TASK REQUIREMENTS — Return every record below exactly as written, omitting any pictures.

EXTRACTED INFORMATION —
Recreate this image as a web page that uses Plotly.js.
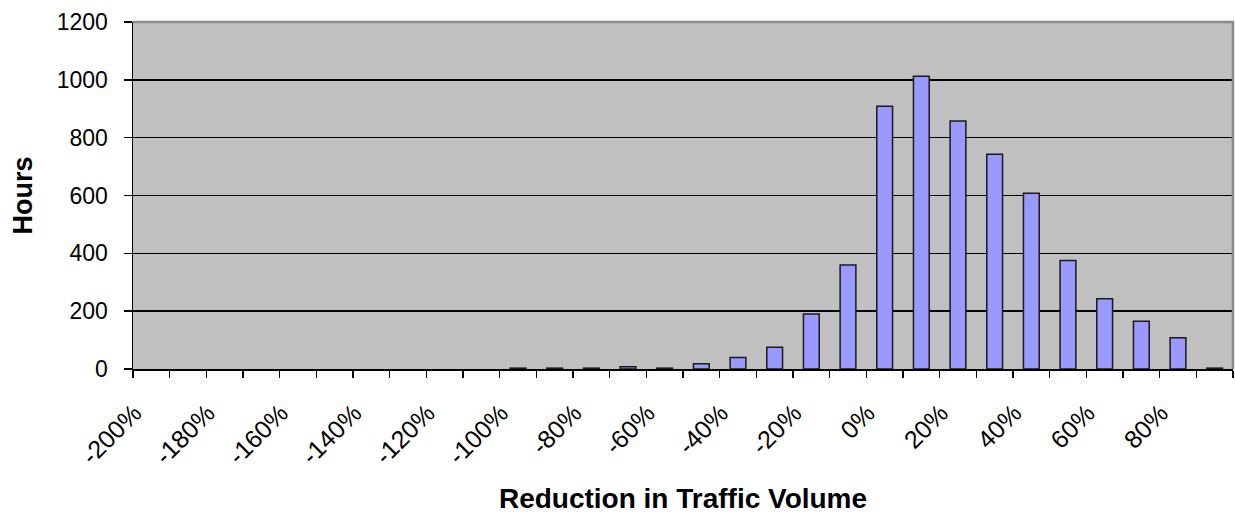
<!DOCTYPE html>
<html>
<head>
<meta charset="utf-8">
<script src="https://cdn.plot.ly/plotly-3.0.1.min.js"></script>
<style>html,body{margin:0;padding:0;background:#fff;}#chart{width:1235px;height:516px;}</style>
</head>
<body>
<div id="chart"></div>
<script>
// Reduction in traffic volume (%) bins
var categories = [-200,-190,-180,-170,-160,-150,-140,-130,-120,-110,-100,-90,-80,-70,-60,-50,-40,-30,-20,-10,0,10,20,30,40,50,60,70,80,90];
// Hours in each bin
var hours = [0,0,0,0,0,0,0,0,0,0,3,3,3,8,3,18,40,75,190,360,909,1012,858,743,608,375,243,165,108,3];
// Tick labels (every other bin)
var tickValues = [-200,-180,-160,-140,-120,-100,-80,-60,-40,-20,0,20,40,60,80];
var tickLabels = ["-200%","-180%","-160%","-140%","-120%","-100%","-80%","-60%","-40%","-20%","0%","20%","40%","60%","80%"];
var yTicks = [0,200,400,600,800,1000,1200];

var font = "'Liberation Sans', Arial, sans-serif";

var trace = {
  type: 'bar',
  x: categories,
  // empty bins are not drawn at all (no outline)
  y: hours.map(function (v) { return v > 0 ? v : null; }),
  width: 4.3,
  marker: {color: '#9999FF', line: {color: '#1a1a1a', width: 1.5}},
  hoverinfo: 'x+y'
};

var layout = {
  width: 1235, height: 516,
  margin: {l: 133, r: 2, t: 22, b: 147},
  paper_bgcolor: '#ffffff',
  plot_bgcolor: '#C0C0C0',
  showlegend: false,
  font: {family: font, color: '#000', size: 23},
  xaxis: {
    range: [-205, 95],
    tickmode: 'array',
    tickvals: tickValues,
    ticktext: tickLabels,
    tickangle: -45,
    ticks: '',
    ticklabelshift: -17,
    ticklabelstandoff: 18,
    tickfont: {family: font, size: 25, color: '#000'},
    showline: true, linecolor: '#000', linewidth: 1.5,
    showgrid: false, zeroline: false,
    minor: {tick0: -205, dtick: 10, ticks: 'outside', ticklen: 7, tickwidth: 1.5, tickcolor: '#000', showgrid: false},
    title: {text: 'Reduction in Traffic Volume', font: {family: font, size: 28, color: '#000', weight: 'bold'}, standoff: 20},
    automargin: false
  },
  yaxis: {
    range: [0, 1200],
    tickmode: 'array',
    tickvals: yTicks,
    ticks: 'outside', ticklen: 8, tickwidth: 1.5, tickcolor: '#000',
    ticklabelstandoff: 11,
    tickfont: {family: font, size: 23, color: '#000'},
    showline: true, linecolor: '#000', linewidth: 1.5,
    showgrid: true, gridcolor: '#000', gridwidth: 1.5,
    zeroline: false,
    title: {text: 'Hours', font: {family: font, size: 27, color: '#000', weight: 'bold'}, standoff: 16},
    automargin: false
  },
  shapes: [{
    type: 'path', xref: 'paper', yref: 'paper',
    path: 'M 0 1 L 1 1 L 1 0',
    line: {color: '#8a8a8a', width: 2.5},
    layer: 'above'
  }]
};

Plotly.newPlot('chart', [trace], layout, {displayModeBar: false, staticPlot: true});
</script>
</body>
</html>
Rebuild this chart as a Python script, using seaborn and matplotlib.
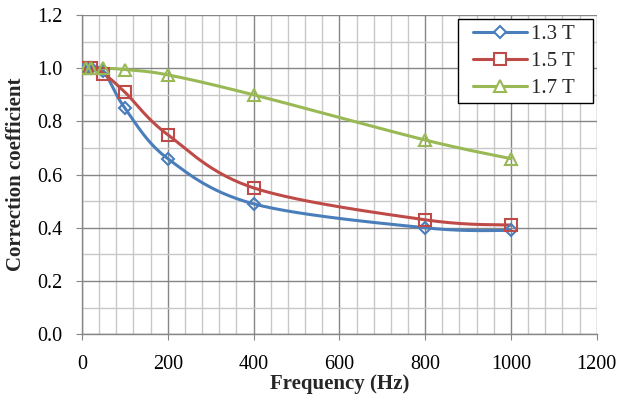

ANSWER TO THE EXERCISE —
Recreate this image as a web page that uses Plotly.js.
<!DOCTYPE html>
<html>
<head>
<meta charset="utf-8">
<script src="https://cdn.plot.ly/plotly-3.0.1.min.js"></script>
<style>html,body{margin:0;padding:0;background:#fff;}#chart{width:1235px;height:516px;}</style>
</head>
<body>
<div id="chart"></div>
<script>
// Reduction in traffic volume (%) bins
var categories = [-200,-190,-180,-170,-160,-150,-140,-130,-120,-110,-100,-90,-80,-70,-60,-50,-40,-30,-20,-10,0,10,20,30,40,50,60,70,80,90];
// Hours in each bin
var hours = [0,0,0,0,0,0,0,0,0,0,3,3,3,8,3,18,40,75,190,360,909,1012,858,743,608,375,243,165,108,3];
// Tick labels (every other bin)
var tickValues = [-200,-180,-160,-140,-120,-100,-80,-60,-40,-20,0,20,40,60,80];
var tickLabels = ["-200%","-180%","-160%","-140%","-120%","-100%","-80%","-60%","-40%","-20%","0%","20%","40%","60%","80%"];
var yTicks = [0,200,400,600,800,1000,1200];

var font = "'Liberation Sans', Arial, sans-serif";

var trace = {
  type: 'bar',
  x: categories,
  // empty bins are not drawn at all (no outline)
  y: hours.map(function (v) { return v > 0 ? v : null; }),
  width: 4.3,
  marker: {color: '#9999FF', line: {color: '#1a1a1a', width: 1.5}},
  hoverinfo: 'x+y'
};

var layout = {
  width: 1235, height: 516,
  margin: {l: 133, r: 2, t: 22, b: 147},
  paper_bgcolor: '#ffffff',
  plot_bgcolor: '#C0C0C0',
  showlegend: false,
  font: {family: font, color: '#000', size: 23},
  xaxis: {
    range: [-205, 95],
    tickmode: 'array',
    tickvals: tickValues,
    ticktext: tickLabels,
    tickangle: -45,
    ticks: '',
    ticklabelshift: -17,
    ticklabelstandoff: 18,
    tickfont: {family: font, size: 25, color: '#000'},
    showline: true, linecolor: '#000', linewidth: 1.5,
    showgrid: false, zeroline: false,
    minor: {tick0: -205, dtick: 10, ticks: 'outside', ticklen: 7, tickwidth: 1.5, tickcolor: '#000', showgrid: false},
    title: {text: 'Reduction in Traffic Volume', font: {family: font, size: 28, color: '#000', weight: 'bold'}, standoff: 20},
    automargin: false
  },
  yaxis: {
    range: [0, 1200],
    tickmode: 'array',
    tickvals: yTicks,
    ticks: 'outside', ticklen: 8, tickwidth: 1.5, tickcolor: '#000',
    ticklabelstandoff: 11,
    tickfont: {family: font, size: 23, color: '#000'},
    showline: true, linecolor: '#000', linewidth: 1.5,
    showgrid: true, gridcolor: '#000', gridwidth: 1.5,
    zeroline: false,
    title: {text: 'Hours', font: {family: font, size: 27, color: '#000', weight: 'bold'}, standoff: 16},
    automargin: false
  },
  shapes: [{
    type: 'path', xref: 'paper', yref: 'paper',
    path: 'M 0 1 L 1 1 L 1 0',
    line: {color: '#8a8a8a', width: 2.5},
    layer: 'above'
  }]
};

Plotly.newPlot('chart', [trace], layout, {displayModeBar: false, staticPlot: true});
</script>
</body>
</html>
Rebuild this chart as a Python script, using seaborn and matplotlib.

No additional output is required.